Not all payments will be impacted by the new regulation. For example, recurring direct debits will be considered “initiated by the merchant” – saving customers a lot of bother. Likewise, contactless payments, such as Apple or Google Pay, will not be affected. In-person card payments are also considered a secondary authentication. Repeat customers may find that they only need to identify themselves through two-factor authentication once. If the merchant whitelists the customer, he or she may be exempt.

The background of SCA

The new laws are a further development of the Payment Services Directive, which launched in 2015. Its purpose was to regulate all payment services throughout the European Union and the European Economic Area. This would provide consumers with additional security, and allow for more convenient payment methods, for example through non-banking services.

Part of this directive was “common and secure communication”. This requires certificates for website authentication, as well as electronic seals. Now, the new directive will provide an additional layer of anti-fraud protection for consumers.

What to do as an ecommerce retailer

Akin to GDPR, the new law is likely to cause some trouble for online vendors. Primarily, sellers will have to collaborate with banks to ensure they all have the same definition of two-factor authentication. With 6,000 banks in Europe, there may be delays as banks scrabble to agree on these definitions. Likewise, consumers will need to be educated on what counts as two-factor authentication, for example voice or facial recognition, fingerprints or pin number. The new law comes into effect on September 14.

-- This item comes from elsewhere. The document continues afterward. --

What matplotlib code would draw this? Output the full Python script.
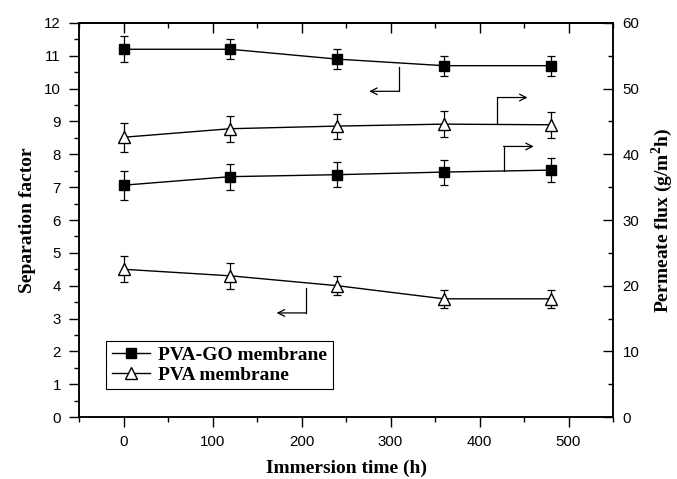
import matplotlib
matplotlib.use("Agg")
import matplotlib.pyplot as plt
from matplotlib.lines import Line2D
from matplotlib.ticker import MultipleLocator

# --- data
time_h = [0, 120, 240, 360, 480]

go_sep = [11.2, 11.2, 10.9, 10.7, 10.7]
go_sep_err = [0.4, 0.3, 0.3, 0.3, 0.3]
pva_sep = [4.5, 4.3, 4.0, 3.6, 3.6]
pva_sep_err = [0.4, 0.4, 0.28, 0.28, 0.28]

go_flux = [35.3, 36.6, 36.9, 37.3, 37.6]
go_flux_err = [2.2, 2.0, 1.9, 1.9, 1.8]
pva_flux = [42.6, 43.9, 44.3, 44.6, 44.5]
pva_flux_err = [2.2, 2.0, 1.9, 2.0, 2.0]

labels = ["PVA-GO membrane", "PVA membrane"]

SERIF = "Liberation Serif"
SANS = "Liberation Sans"
plt.rcParams["mathtext.fontset"] = "custom"
plt.rcParams["mathtext.rm"] = SERIF + ":bold"
plt.rcParams["mathtext.bf"] = SERIF + ":bold"

fig = plt.figure(figsize=(6.77, 4.79), dpi=100)
ax = fig.add_axes([0.1167, 0.1294, 0.7888, 0.8226])
ax2 = ax.twinx()

sq = dict(marker="s", ms=6.5, mfc="black", mec="black", color="black", lw=1)
tri = dict(marker="^", ms=8.5, mfc="white", mec="black", color="black", lw=1)
eb = dict(ecolor="black", elinewidth=0.9, capsize=3, capthick=0.9, zorder=3)

ax.errorbar(time_h, go_sep, yerr=go_sep_err, **sq, **eb)
ax.errorbar(time_h, pva_sep, yerr=pva_sep_err, **tri, **eb)
ax2.errorbar(time_h, go_flux, yerr=go_flux_err, **sq, **eb)
ax2.errorbar(time_h, pva_flux, yerr=pva_flux_err, **tri, **eb)

# --- axis-pointing arrows (in left-axis data units)
arrows = [
    # (x_vert, y_start, y_end, x_tip)
    (310, 10.65, 9.92, 276),
    (420, 8.91, 9.73, 454),
    (427, 7.49, 8.24, 461),
    (205, 3.92, 3.17, 172),
]
for xv, y0, y1, xt in arrows:
    ax.plot([xv, xv], [y0, y1], color="black", lw=0.9, zorder=2)
    ax.annotate("", xy=(xt, y1), xytext=(xv, y1),
                arrowprops=dict(arrowstyle="->", color="black", lw=0.9,
                                shrinkA=0, shrinkB=0, mutation_scale=12))

ax.set_xlim(-50, 550)
ax.set_ylim(0, 12)
ax2.set_ylim(0, 60)

ax.xaxis.set_major_locator(MultipleLocator(100))
ax.xaxis.set_minor_locator(MultipleLocator(50))
ax.yaxis.set_major_locator(MultipleLocator(1))
ax.yaxis.set_minor_locator(MultipleLocator(0.5))
ax2.yaxis.set_major_locator(MultipleLocator(10))
ax2.yaxis.set_minor_locator(MultipleLocator(5))

ax.tick_params(axis="both", which="major", direction="out", length=7, width=1,
               labelsize=10.8, pad=6)
ax.tick_params(axis="both", which="minor", direction="out", length=3.5, width=1)
ax2.tick_params(axis="y", which="major", direction="in", length=7, width=1,
                labelsize=10.8, pad=7)
ax2.tick_params(axis="y", which="minor", direction="in", length=3.5, width=1)

top = ax.secondary_xaxis("top")
top.xaxis.set_major_locator(MultipleLocator(100))
top.xaxis.set_minor_locator(MultipleLocator(50))
top.tick_params(which="major", direction="in", length=7, width=1, labeltop=False)
top.tick_params(which="minor", direction="in", length=3.5, width=1)

for a in (ax, ax2):
    for lbl in a.get_xticklabels() + a.get_yticklabels():
        lbl.set_fontfamily(SANS)
    for s in a.spines.values():
        s.set_linewidth(1.1)
top.spines["top"].set_linewidth(1.1)

ax.set_xlabel("Immersion time (h)", fontfamily=SERIF, fontweight="bold",
              fontsize=14, labelpad=8)
ax.set_ylabel("Separation factor", fontfamily=SERIF, fontweight="bold",
              fontsize=14, labelpad=6)
ax2.set_ylabel("Permeate flux (g/m$^2$h)", fontfamily=SERIF, fontweight="bold",
               fontsize=14, labelpad=7)

handles = [Line2D([], [], **sq), Line2D([], [], **tri)]
leg = ax.legend(handles, labels,
                loc="lower left", bbox_to_anchor=(0.05, 0.07),
                borderaxespad=0, fancybox=False, framealpha=1,
                edgecolor="black", handlelength=2.0, handletextpad=0.4,
                borderpad=0.3, labelspacing=0.1,
                prop=dict(family=SERIF, weight="bold", size=14))
leg.get_frame().set_linewidth(0.8)

fig.savefig("out.png", dpi=100, facecolor="white")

To prepare for the changes, online retailers should:

Educate their teams

Research shows that only 25% of online merchants are aware of the SCA. You can find out more about how your business will be affected by reading the guidelines from Ecommerce Europe.

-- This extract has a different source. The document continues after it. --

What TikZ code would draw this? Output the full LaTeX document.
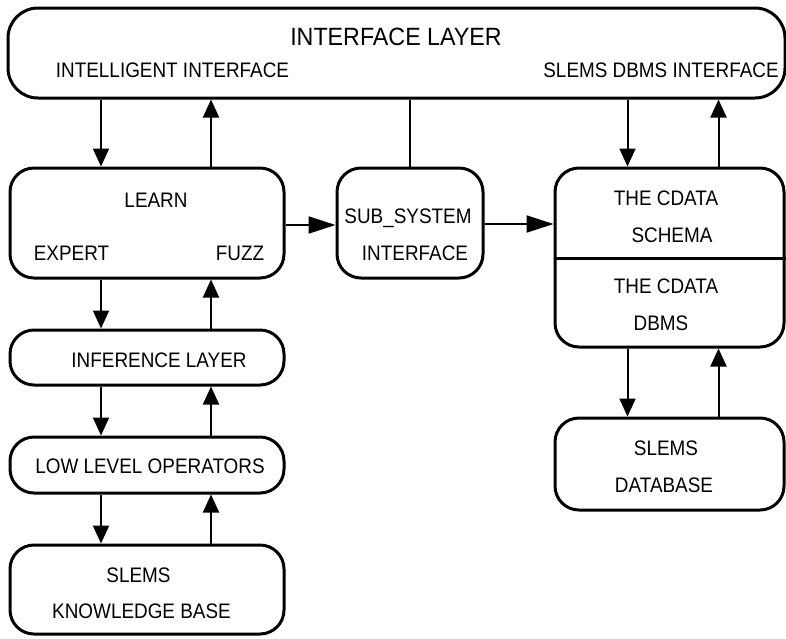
\documentclass[tikz,border=0pt]{standalone}
\usepackage{fontspec}
\usepackage{graphicx}
\setmainfont{Liberation Sans}
\usetikzlibrary{arrows.meta}

% condensed caps as used for all labels
\newcommand\cond[1]{\scalebox{0.9}[1]{#1}}
\newcommand\condt[1]{\scalebox{0.93}[1]{#1}}

\begin{document}
\begin{tikzpicture}[x=1pt,y=-1pt,
  box/.style={draw, line width=3pt, rounded corners=24pt, inner sep=0pt},
  lbl/.style={anchor=base, inner sep=0pt, font=\fontsize{21}{21}\selectfont},
  ttl/.style={anchor=base, inner sep=0pt, font=\fontsize{25}{25}\selectfont},
  varr/.style={line width=2pt, -{Triangle[length=18pt,width=16pt]}},
  harr/.style={line width=2pt, -{Triangle[length=27pt,width=17pt]}},
  plain/.style={line width=2.8pt}]
\useasboundingbox (0,0) rectangle (786,638);
\fill[white] (0,0) rectangle (786,638);

% boxes
\node[box, rounded corners=30pt, minimum width=777pt, minimum height=90pt] (iface) at (396.5,53) {};
\node[box, minimum width=274pt, minimum height=110pt] (learn) at (147,223) {};
\node[box, minimum width=146pt, minimum height=110pt] (sub) at (410,223) {};
\node[box, minimum width=229pt, minimum height=179pt] (cdata) at (669.5,257.5) {};
\node[box, minimum width=229pt, minimum height=92pt] (db) at (669.5,464) {};
\node[box, minimum width=274pt, minimum height=55pt] (infer) at (147,357.5) {};
\node[box, minimum width=274pt, minimum height=56pt] (low) at (147,465) {};
\node[box, minimum width=274pt, minimum height=89pt] (kb) at (147,589.5) {};

% divider between schema and dbms
\coordinate (divy) at (0,258);
\draw[line width=3pt] (cdata.west |- divy) -- (cdata.east |- divy);

% labels
\node[ttl] (tIface) at (396,45) {\condt{INTERFACE LAYER}};
\node[lbl] (tIntel) at (172.5,77) {\cond{INTELLIGENT INTERFACE}};
\node[lbl] (tDbmsIf) at (661,77) {\cond{SLEMS DBMS INTERFACE}};
\node[lbl] (tLearn) at (156,207) {\cond{LEARN}};
\node[lbl] (tExpert) at (71.5,260) {\cond{EXPERT}};
\node[lbl] (tFuzz) at (240,260) {\cond{FUZZ}};
\node[lbl] (tSub1) at (408,223) {\cond{SUB\_SYSTEM}};
\node[lbl] (tSub2) at (415,260) {\cond{INTERFACE}};
\node[lbl] (tCd1) at (666,205) {\cond{THE CDATA}};
\node[lbl] (tCd2) at (672,242) {\cond{SCHEMA}};
\node[lbl] (tCd3) at (666,293) {\cond{THE CDATA}};
\node[lbl] (tCd4) at (661,330) {\cond{DBMS}};
\node[lbl] (tDb1) at (666,455) {\cond{SLEMS}};
\node[lbl] (tDb2) at (664,492) {\cond{DATABASE}};
\node[lbl] (tInf) at (159,367) {\cond{INFERENCE LAYER}};
\node[lbl] (tLow) at (150,473) {\cond{LOW LEVEL OPERATORS}};
\node[lbl] (tKb1) at (138.5,582) {\cond{SLEMS}};
\node[lbl] (tKb2) at (141.5,618) {\cond{KNOWLEDGE BASE}};

% connector columns
\coordinate (cDown) at (101,0);
\coordinate (cUp) at (211,0);
\coordinate (cMid) at (410,0);
\coordinate (rDown) at (627.5,0);
\coordinate (rUp) at (718.5,0);

% left column
\draw[varr] (iface.south -| cDown) -- (learn.north -| cDown);
\draw[varr] (learn.north -| cUp) -- (iface.south -| cUp);
\draw[varr] (learn.south -| cDown) -- (infer.north -| cDown);
\draw[varr] (infer.north -| cUp) -- (learn.south -| cUp);
\draw[varr] (infer.south -| cDown) -- (low.north -| cDown);
\draw[varr] (low.north -| cUp) -- (infer.south -| cUp);
\draw[varr] (low.south -| cDown) -- (kb.north -| cDown);
\draw[varr] (kb.north -| cUp) -- (low.south -| cUp);

% middle
\draw[plain] (iface.south -| cMid) -- (sub.north);
\draw[harr] (learn.east |- 0,225) -- (sub.west |- 0,225);
\draw[harr] (sub.east |- 0,224) -- (cdata.west |- 0,224);

% right column
\draw[varr] (iface.south -| rDown) -- (cdata.north -| rDown);
\draw[varr] (cdata.north -| rUp) -- (iface.south -| rUp);
\draw[varr] (cdata.south -| rDown) -- (db.north -| rDown);
\draw[varr] (db.north -| rUp) -- (cdata.south -| rUp);
\end{tikzpicture}
\end{document}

Research Alternative Payment Methods

Some fintech companies have been preparing for SCA for a while. For example, payment technology provider Stripe recently acquired Touchtech Payments, which offers SCA technology. Similarly, the company has also launched Stripe Billing, designed to make SCA compliance easier for online subscriptions. The software will identify when customers need to authenticate themselves, making transactions more convenient, thereby increasing conversions for retailers.

Inform their customers

To make the transition easier and avoid any surprises, you should forewarn your customers of the new changes. Consider a personalised email to your customer database, or a notification on your homepage, similar to a cookies bar.

Online sales are forecasted to grow by 17% across Europe in the next few years. While SCA may take some getting used to, it will ultimately benefit both retailers and their customers.